Para que el fútbol siga siendo una actividad millonaria, para llegar a «salvarlo» y hacerlo más «entretenido», los promotores de la Superliga tendrían que haber recordado cómo el fútbol llegó a asentarse como negocio. Hace un siglo y medio, en Inglaterra, este era un juego reservado al esparcimiento de las élites enriquecidas. Eran los hijos de aristócratas, comerciantes y banqueros los que conformaban los primeros clubes, con nombres como Old Etonians, los antiguos alumnos de Eton y otras escuelas de pago. Solo se expandió en actividad económica cuando se propagó entre las clases trabajadoras del norte. El fútbol, distracción amateur en el sur para perfumados herederos con la vida resuelta, era una vía de prosperidad para los obreros cuyos equipos convocaban a gran cantidad de aficionados por el estrecho vínculo comunitario que despertaban. Como resultado de esa fricción empezaron a firmarse contratos y a cobrarse entradas para ver los partidos. De ese modo el «Gentleman’s game» pasó a ser el juego del pueblo. Y desde esa misma presión social, los acaudalados traidores acabaron ayer pidiendo perdón.

Resulta enternecedor imaginar a Florentino, Agnelli o los Glazer trazando el futuro del fútbol sin tener en cuenta la soberanía popular de la grada, ignorando lo inevitable, como aquellos estudiantes de Eton, desde el esnobismo de su enmoquetada visión del mundo (pero con un extra considerable de codicia). Por ejemplo, obviar la tradición de Anfield y Old Trafford, con el socialismo ambiental de Shankly y Ferguson impregnando relatos recordados en la movilización masiva a cargo de Neville, Carragher o Lineker ¿Qué les hizo pensar que los alemanes iban a aceptar la invitación? El Borussia Dortmund arraiga sus dominios en la cuenca minera del Ruhr, la metrópolis más grande del país. El orgullo hegemónico del Bayern se explica con su lema en dialecto bávaro, «mia san mia», algo así como «somos quienes somos», que reivindica una personalidad diferenciada, la de sus aficionados con estética motera y cazadoras llenas de parches. Ni les interesó entrar en la pelea por vender camisetas en el sudeste asiático, ni van participar en una competición que no deja de ser una huida hacia adelante para escapar de la quiebra e insistir en el modelo que ha hecho enfermar al fútbol.

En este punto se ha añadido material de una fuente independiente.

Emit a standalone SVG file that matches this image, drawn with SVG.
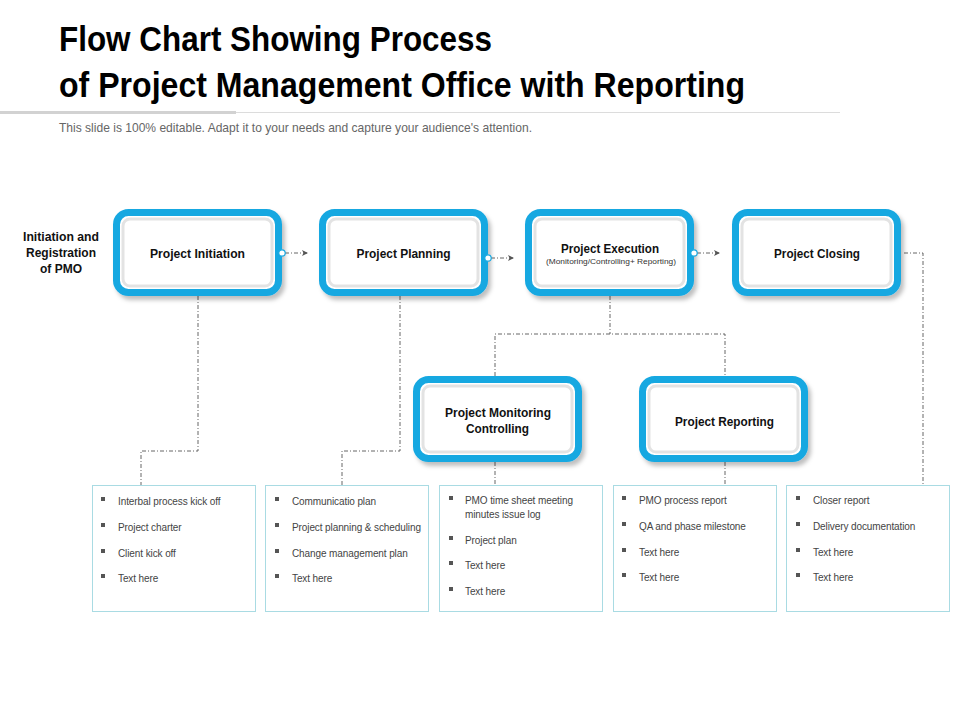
<svg xmlns="http://www.w3.org/2000/svg" width="960" height="720" viewBox="0 0 960 720">
<defs>
<filter id="sh" x="-10%" y="-10%" width="130%" height="140%">
<feDropShadow dx="3" dy="4" stdDeviation="2" flood-color="#000" flood-opacity="0.25"/>
</filter>
<marker id="arr" viewBox="0 0 8 8" refX="7" refY="4" markerWidth="8" markerHeight="8" markerUnits="userSpaceOnUse" orient="auto">
<path d="M1,1 L7,4 L1,7 L2.5,4 Z" fill="#555"/>
</marker>
<symbol id="bullet" viewBox="0 0 4 4"><rect width="4" height="4" fill="#555"/></symbol>
</defs>
<style>
.outer{fill:#fff;stroke:#17a8e1;stroke-width:7}
.inner{fill:#fff;stroke:#e3e3e3;stroke-width:3}
.lbl{font-family:"Liberation Sans",Arial,sans-serif;font-weight:bold;font-size:13.5px;fill:#111;text-anchor:middle}
.sub{font-family:"Liberation Sans",Arial,sans-serif;font-size:8px;fill:#333;text-anchor:middle}
.conn{fill:none;stroke:#555;stroke-width:0.9;stroke-dasharray:4 2 1 2}
.box{fill:#fff;stroke:#a9dbe3;stroke-width:1}
.item{font-family:"Liberation Sans",Arial,sans-serif;font-size:10px;fill:#444;letter-spacing:-0.1px}
.dot{fill:#fff;stroke:#17a8e1;stroke-width:1.2}
</style>
<rect width="960" height="720" fill="#fff"/>

<g id="header">
<text x="59" y="51" font-family="Liberation Sans,Arial,sans-serif" font-weight="bold" font-size="35" fill="#000" textLength="433" lengthAdjust="spacingAndGlyphs">Flow Chart Showing Process</text>
<text x="59" y="97" font-family="Liberation Sans,Arial,sans-serif" font-weight="bold" font-size="35" fill="#000" textLength="686" lengthAdjust="spacingAndGlyphs">of Project Management Office with Reporting</text>
<line x1="236" y1="112.5" x2="840" y2="112.5" stroke="#dcdcdc" stroke-width="1"/>
<line x1="0" y1="112.5" x2="236" y2="112.5" stroke="#d2d2d2" stroke-width="3"/>
<text x="59" y="132" font-family="Liberation Sans,Arial,sans-serif" font-size="13" fill="#666" textLength="473" lengthAdjust="spacingAndGlyphs">This slide is 100% editable. Adapt it to your needs and capture your audience's attention.</text>
</g>

<g id="label-pmo">
<text class="lbl" x="61" y="241" textLength="76" lengthAdjust="spacingAndGlyphs">Initiation and</text>
<text class="lbl" x="61" y="257" textLength="70" lengthAdjust="spacingAndGlyphs">Registration</text>
<text class="lbl" x="61" y="273" textLength="42" lengthAdjust="spacingAndGlyphs">of PMO</text>
</g>

<g id="connectors">
<path class="conn" d="M198,296 V451 H141 V485"/>
<path class="conn" d="M400,296 V451 H342 V485"/>
<path class="conn" d="M610,296 V334"/>
<path class="conn" d="M495,376 V334 H725 V376"/>
<path class="conn" d="M495,462 V485"/>
<path class="conn" d="M725,462 V485"/>
<path class="conn" d="M904,253 H923 V485"/>
<path class="conn" d="M285,253 H308" marker-end="url(#arr)"/>
<path class="conn" d="M491,258 H514" marker-end="url(#arr)"/>
<path class="conn" d="M697,253 H720" marker-end="url(#arr)"/>
</g>

<g id="node-initiation">
<rect class="outer" x="116.5" y="212.5" width="162" height="80" rx="12" filter="url(#sh)"/>
<rect class="inner" x="123" y="219" width="149" height="67" rx="7"/>
<text class="lbl" x="197.5" y="258" textLength="95" lengthAdjust="spacingAndGlyphs">Project Initiation</text>
<circle class="dot" cx="282" cy="253" r="3.2"/>
</g>

<g id="node-planning">
<rect class="outer" x="322.5" y="212.5" width="162" height="80" rx="12" filter="url(#sh)"/>
<rect class="inner" x="329" y="219" width="149" height="67" rx="7"/>
<text class="lbl" x="403.5" y="258" textLength="94" lengthAdjust="spacingAndGlyphs">Project Planning</text>
<circle class="dot" cx="488" cy="258" r="3.2"/>
</g>

<g id="node-execution">
<rect class="outer" x="528.5" y="212.5" width="162" height="80" rx="12" filter="url(#sh)"/>
<rect class="inner" x="535" y="219" width="149" height="67" rx="7"/>
<text class="lbl" x="610" y="253" textLength="98" lengthAdjust="spacingAndGlyphs">Project Execution</text>
<text class="sub" x="611" y="264" textLength="130" lengthAdjust="spacingAndGlyphs">(Monitoring/Controlling+  Reporting)</text>
<circle class="dot" cx="694" cy="253" r="3.2"/>
</g>

<g id="node-closing">
<rect class="outer" x="735.5" y="212.5" width="162" height="80" rx="12" filter="url(#sh)"/>
<rect class="inner" x="742" y="219" width="149" height="67" rx="7"/>
<text class="lbl" x="817" y="258" textLength="86" lengthAdjust="spacingAndGlyphs">Project Closing</text>
</g>

<g id="node-monitoring">
<rect class="outer" x="416.5" y="379.5" width="162" height="79" rx="12" filter="url(#sh)"/>
<rect class="inner" x="423" y="386" width="149" height="66" rx="7"/>
<text class="lbl" x="498" y="417" textLength="106" lengthAdjust="spacingAndGlyphs">Project Monitoring</text>
<text class="lbl" x="497.5" y="433" textLength="63" lengthAdjust="spacingAndGlyphs">Controlling</text>
</g>

<g id="node-reporting">
<rect class="outer" x="642.5" y="379.5" width="162" height="79" rx="12" filter="url(#sh)"/>
<rect class="inner" x="649" y="386" width="149" height="66" rx="7"/>
<text class="lbl" x="724.5" y="426" textLength="99" lengthAdjust="spacingAndGlyphs">Project Reporting</text>
</g>

<g id="list-initiation">
<rect class="box" x="92.5" y="485.5" width="163" height="126"/>
<use href="#bullet" x="101" y="497" width="4" height="4"/>
<use href="#bullet" x="101" y="523" width="4" height="4"/>
<use href="#bullet" x="101" y="549" width="4" height="4"/>
<use href="#bullet" x="101" y="574" width="4" height="4"/>
<text class="item" x="118" y="505">Interbal process kick off</text>
<text class="item" x="118" y="531">Project charter</text>
<text class="item" x="118" y="557">Client kick off</text>
<text class="item" x="118" y="582">Text here</text>
</g>

<g id="list-planning">
<rect class="box" x="265.5" y="485.5" width="163" height="126"/>
<use href="#bullet" x="275" y="497" width="4" height="4"/>
<use href="#bullet" x="275" y="523" width="4" height="4"/>
<use href="#bullet" x="275" y="549" width="4" height="4"/>
<use href="#bullet" x="275" y="574" width="4" height="4"/>
<text class="item" x="292" y="505">Communicatio plan</text>
<text class="item" x="292" y="531">Project planning &amp; scheduling</text>
<text class="item" x="292" y="557">Change management plan</text>
<text class="item" x="292" y="582">Text here</text>
</g>

<g id="list-monitoring">
<rect class="box" x="439.5" y="485.5" width="163" height="126"/>
<use href="#bullet" x="449" y="496" width="4" height="4"/>
<use href="#bullet" x="449" y="536" width="4" height="4"/>
<use href="#bullet" x="449" y="561" width="4" height="4"/>
<use href="#bullet" x="449" y="587" width="4" height="4"/>
<text class="item" x="465" y="504">PMO time sheet meeting</text>
<text class="item" x="465" y="518">minutes issue log</text>
<text class="item" x="465" y="544">Project plan</text>
<text class="item" x="465" y="569">Text here</text>
<text class="item" x="465" y="595">Text here</text>
</g>

<g id="list-reporting">
<rect class="box" x="613.5" y="485.5" width="163" height="126"/>
<use href="#bullet" x="622" y="496" width="4" height="4"/>
<use href="#bullet" x="622" y="522" width="4" height="4"/>
<use href="#bullet" x="622" y="548" width="4" height="4"/>
<use href="#bullet" x="622" y="573" width="4" height="4"/>
<text class="item" x="639" y="504">PMO process report</text>
<text class="item" x="639" y="530">QA and phase milestone</text>
<text class="item" x="639" y="556">Text here</text>
<text class="item" x="639" y="581">Text here</text>
</g>

<g id="list-closing">
<rect class="box" x="786.5" y="485.5" width="163" height="126"/>
<use href="#bullet" x="796" y="496" width="4" height="4"/>
<use href="#bullet" x="796" y="522" width="4" height="4"/>
<use href="#bullet" x="796" y="548" width="4" height="4"/>
<use href="#bullet" x="796" y="573" width="4" height="4"/>
<text class="item" x="813" y="504">Closer report</text>
<text class="item" x="813" y="530">Delivery documentation</text>
<text class="item" x="813" y="556">Text here</text>
<text class="item" x="813" y="581">Text here</text>
</g>
</svg>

Por mucho que este deporte haya caído en manos de oligarcas, fondos de inversión, entradas a cien euros y que no nos pellizquen en la conciencia los más 6.500 inmigrantes muertos en los estadios del Mundial de Catar, la herencia comunitaria del fútbol resiste, los aficionados no son los clientes mudos que pensaban y no ha caído la última frontera. Se ha ganado una batalla pero bienvenidos a la guerra. En palabras de Sid Lowe (The Guardian), el fútbol librará conceptos como la meritocracia, las relaciones de poder, el reparto de riqueza y la solidaridad. Se renegociará el fair play. Volverá la tentación franquiciada de que un Liverpool-Barcelona semanal vale más la pena que la esperanza de una sorpresa copera, un gélido empate en Stoke-on-Trent o soportar quince años de suplicios societarios en Mestalla. También, claro, que está cambiando la cultura del consumo del ocio y todo lo queremos más rápido, más breve y siempre satisfactorio. Que los eSports son el futuro, que la generación de Aimar fue la última que vio partidos enteros y, oye, quizás 90 minutos son excesivos. Tratarán de convencernos de que el fútbol es, en esencia, un espectáculo. Ojalá lo fuera. De ser solo un entretenimiento justificable con alegrías, ya haría tiempo que emplearía mi tiempo en actividades más provechosas. Pero es justo lo contrario. El fútbol, con sus derrotas en Pamplona, es la mejor escuela para convivir con una frustración de la que no puedes escapar porque te atrapa por identificación, memoria, familia, costumbre. La muralla infranqueable.